> **Goal**:
Look below and pull out each line with the word "script".

[Start of Task material]

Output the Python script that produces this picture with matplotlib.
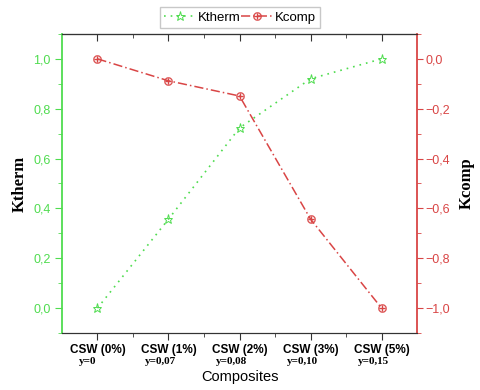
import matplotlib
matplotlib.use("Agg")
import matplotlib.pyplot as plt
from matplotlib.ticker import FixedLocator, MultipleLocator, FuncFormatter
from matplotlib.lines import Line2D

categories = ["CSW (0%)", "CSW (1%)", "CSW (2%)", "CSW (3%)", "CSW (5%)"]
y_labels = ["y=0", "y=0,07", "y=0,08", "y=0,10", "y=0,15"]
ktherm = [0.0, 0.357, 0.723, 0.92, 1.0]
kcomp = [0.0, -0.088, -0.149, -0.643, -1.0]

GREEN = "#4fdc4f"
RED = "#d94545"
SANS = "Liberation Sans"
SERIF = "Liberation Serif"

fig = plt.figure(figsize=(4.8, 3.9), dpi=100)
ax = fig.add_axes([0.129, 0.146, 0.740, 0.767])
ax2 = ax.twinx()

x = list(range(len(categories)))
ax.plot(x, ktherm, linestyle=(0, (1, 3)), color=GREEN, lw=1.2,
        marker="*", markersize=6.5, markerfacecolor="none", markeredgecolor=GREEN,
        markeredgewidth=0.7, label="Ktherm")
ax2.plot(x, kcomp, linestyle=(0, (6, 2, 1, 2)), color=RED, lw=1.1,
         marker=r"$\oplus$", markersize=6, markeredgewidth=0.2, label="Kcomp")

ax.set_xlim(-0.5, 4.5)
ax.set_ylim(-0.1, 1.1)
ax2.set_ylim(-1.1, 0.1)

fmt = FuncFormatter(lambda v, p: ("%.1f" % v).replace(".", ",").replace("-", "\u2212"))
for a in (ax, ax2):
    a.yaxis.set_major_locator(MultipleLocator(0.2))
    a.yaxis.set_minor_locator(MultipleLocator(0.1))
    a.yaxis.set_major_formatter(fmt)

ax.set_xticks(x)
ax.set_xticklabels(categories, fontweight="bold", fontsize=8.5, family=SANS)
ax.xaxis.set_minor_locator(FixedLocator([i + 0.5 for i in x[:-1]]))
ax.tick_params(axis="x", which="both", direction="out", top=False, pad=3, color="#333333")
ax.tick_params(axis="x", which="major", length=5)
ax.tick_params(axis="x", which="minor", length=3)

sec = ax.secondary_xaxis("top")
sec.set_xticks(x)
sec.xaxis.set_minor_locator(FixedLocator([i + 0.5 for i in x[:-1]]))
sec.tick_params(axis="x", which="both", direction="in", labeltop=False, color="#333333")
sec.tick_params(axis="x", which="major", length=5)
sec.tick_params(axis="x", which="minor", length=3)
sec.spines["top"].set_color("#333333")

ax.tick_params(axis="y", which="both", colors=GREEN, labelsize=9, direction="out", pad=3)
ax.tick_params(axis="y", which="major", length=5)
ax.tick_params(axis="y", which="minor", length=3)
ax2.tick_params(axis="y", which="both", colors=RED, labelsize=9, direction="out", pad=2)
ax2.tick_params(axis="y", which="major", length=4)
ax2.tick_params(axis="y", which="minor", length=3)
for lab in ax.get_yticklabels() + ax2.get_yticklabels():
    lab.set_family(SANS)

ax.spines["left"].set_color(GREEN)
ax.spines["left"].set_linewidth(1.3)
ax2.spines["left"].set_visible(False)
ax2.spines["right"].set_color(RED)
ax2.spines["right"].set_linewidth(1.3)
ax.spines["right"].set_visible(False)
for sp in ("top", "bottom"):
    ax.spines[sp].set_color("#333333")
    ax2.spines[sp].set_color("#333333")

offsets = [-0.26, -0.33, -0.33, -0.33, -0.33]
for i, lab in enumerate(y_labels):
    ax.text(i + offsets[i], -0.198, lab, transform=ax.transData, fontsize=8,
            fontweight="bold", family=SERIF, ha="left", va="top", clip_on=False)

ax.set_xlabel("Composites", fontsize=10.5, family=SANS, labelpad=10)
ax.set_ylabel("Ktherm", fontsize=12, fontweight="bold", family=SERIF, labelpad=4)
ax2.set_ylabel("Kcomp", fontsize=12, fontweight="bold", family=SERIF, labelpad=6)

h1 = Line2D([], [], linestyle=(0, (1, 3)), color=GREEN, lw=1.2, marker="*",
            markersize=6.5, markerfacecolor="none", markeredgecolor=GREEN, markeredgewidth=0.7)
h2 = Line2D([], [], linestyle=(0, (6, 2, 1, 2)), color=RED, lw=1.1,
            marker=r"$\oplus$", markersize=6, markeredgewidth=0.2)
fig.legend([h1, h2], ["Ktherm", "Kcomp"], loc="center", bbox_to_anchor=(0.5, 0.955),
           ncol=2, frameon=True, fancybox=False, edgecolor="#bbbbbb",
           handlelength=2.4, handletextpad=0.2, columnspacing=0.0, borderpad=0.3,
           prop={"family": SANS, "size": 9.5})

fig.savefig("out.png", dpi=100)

[End of Task material]
[Start of Task material]

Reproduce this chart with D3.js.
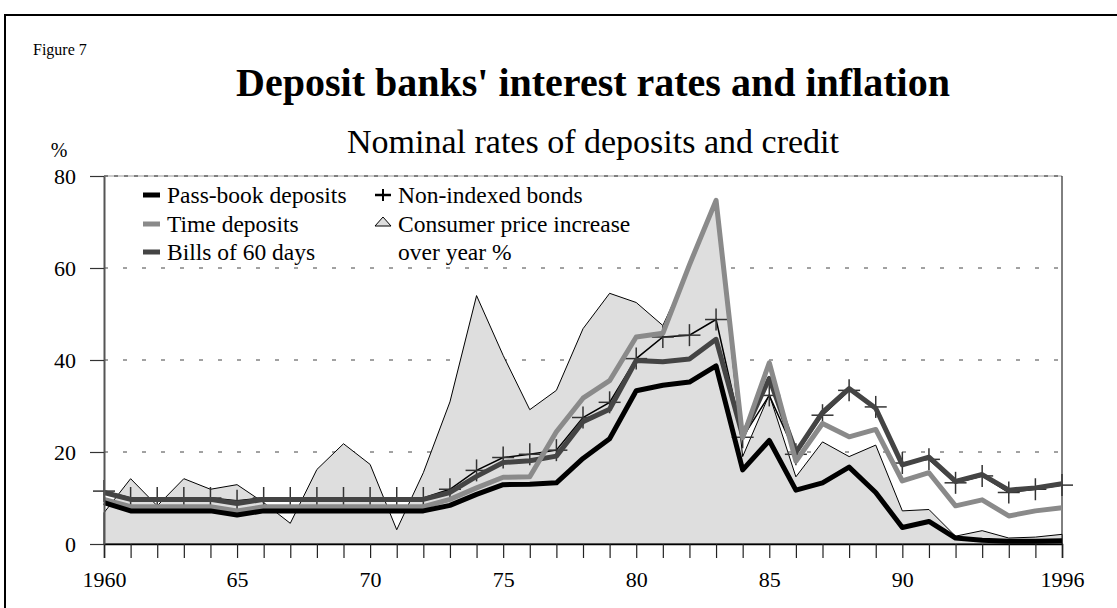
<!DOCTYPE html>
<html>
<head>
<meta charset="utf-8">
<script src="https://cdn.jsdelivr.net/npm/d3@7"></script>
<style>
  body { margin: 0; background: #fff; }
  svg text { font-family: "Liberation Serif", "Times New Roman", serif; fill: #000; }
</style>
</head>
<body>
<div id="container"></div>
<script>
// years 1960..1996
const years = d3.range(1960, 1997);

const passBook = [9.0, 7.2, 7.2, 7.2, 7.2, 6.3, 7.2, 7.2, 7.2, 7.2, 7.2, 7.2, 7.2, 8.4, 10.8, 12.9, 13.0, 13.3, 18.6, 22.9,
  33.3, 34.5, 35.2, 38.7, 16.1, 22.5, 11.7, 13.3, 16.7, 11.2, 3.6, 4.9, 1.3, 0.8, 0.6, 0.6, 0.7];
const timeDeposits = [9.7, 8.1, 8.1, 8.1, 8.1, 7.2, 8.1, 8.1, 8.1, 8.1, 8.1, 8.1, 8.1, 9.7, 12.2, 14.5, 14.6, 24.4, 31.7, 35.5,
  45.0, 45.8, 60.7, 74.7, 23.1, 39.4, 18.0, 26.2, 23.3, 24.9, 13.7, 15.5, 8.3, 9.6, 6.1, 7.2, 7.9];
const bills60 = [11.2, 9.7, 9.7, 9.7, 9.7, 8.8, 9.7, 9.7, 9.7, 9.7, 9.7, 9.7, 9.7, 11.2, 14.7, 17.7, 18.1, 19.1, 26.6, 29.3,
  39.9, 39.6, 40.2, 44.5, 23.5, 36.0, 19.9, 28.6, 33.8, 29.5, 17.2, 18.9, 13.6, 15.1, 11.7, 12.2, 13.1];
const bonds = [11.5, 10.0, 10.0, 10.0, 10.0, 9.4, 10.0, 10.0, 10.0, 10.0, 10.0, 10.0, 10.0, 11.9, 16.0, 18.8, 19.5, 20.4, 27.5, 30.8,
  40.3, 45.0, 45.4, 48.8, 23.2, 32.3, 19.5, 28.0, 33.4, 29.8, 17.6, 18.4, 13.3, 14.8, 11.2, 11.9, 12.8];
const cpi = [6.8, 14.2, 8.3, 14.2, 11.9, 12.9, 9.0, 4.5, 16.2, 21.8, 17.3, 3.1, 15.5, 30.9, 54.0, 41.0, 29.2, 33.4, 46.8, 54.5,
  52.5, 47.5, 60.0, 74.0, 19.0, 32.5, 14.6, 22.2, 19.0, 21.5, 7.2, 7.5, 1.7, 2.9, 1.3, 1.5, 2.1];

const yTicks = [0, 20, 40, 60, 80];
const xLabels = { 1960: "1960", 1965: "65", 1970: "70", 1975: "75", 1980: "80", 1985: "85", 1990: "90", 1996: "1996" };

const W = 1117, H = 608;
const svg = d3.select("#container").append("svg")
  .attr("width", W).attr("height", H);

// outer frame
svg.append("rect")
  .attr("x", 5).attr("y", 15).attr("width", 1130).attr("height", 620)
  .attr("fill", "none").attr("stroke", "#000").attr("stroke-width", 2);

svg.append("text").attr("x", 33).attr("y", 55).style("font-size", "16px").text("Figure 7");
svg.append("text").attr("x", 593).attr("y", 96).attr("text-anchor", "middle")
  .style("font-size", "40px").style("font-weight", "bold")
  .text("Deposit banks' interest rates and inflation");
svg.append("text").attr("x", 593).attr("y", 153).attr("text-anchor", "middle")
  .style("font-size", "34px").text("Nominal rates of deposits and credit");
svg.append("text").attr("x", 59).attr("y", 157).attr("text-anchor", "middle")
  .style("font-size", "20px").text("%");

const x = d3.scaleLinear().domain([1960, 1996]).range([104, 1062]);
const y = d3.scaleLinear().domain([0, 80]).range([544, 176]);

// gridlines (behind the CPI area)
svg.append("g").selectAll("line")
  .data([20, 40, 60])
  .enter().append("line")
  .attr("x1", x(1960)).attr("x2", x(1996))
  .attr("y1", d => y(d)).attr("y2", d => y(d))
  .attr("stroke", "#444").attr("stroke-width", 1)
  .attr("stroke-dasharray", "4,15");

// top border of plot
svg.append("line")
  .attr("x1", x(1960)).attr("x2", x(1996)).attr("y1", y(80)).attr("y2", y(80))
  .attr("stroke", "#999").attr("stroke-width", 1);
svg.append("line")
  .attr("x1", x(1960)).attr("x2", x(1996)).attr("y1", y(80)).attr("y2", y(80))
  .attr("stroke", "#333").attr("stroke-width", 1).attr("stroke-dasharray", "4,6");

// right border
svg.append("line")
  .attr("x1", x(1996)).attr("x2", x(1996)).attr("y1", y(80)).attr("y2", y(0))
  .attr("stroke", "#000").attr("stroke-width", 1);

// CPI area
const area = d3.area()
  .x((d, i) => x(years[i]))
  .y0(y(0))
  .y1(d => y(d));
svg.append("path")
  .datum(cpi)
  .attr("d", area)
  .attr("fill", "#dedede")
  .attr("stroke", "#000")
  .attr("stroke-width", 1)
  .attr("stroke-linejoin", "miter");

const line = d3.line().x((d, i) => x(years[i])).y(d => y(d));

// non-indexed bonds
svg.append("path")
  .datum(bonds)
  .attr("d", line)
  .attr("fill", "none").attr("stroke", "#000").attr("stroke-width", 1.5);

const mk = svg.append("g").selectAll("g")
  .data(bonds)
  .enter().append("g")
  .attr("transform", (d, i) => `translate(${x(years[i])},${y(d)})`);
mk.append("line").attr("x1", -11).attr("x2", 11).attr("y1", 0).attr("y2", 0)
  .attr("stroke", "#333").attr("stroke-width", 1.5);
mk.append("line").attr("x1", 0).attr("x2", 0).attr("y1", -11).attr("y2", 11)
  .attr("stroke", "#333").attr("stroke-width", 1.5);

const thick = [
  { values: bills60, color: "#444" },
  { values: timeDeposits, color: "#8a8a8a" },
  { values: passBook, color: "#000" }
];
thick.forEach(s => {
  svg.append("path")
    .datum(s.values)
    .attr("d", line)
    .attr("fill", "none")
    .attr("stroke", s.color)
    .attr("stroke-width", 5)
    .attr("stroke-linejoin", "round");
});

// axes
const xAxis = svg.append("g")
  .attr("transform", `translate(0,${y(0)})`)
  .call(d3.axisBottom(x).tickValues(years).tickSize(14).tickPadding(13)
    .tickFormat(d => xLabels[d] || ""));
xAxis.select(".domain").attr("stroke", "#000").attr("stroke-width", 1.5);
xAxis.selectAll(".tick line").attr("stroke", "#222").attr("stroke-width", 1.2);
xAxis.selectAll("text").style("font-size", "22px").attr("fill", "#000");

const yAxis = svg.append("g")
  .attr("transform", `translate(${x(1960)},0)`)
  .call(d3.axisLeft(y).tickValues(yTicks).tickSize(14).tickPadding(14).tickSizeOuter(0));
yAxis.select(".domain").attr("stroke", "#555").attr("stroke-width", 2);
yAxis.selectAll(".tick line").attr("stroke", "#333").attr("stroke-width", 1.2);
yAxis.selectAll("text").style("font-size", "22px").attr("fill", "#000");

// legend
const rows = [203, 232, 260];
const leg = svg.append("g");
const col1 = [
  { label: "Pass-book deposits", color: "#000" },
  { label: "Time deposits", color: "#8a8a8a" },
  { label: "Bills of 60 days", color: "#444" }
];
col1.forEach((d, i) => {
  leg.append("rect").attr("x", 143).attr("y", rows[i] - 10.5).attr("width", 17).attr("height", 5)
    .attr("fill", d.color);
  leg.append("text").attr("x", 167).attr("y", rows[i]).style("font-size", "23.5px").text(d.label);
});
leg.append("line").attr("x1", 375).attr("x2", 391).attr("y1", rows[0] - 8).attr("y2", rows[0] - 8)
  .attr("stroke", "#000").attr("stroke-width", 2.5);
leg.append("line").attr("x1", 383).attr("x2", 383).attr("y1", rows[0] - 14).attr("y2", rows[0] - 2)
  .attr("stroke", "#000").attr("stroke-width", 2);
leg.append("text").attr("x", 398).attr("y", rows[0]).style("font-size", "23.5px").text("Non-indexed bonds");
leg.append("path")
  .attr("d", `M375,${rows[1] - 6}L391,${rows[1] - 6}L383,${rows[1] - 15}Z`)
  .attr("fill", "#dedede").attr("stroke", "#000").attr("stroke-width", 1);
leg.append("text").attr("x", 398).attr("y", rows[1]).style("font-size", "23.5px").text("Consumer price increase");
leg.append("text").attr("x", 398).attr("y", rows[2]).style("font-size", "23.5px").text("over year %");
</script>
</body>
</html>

[End of Task material]

> **Output for this task**:
Output the Python script that produces this picture with matplotlib.
<script src="https://cdn.jsdelivr.net/npm/d3@7"></script>
<script>
</script>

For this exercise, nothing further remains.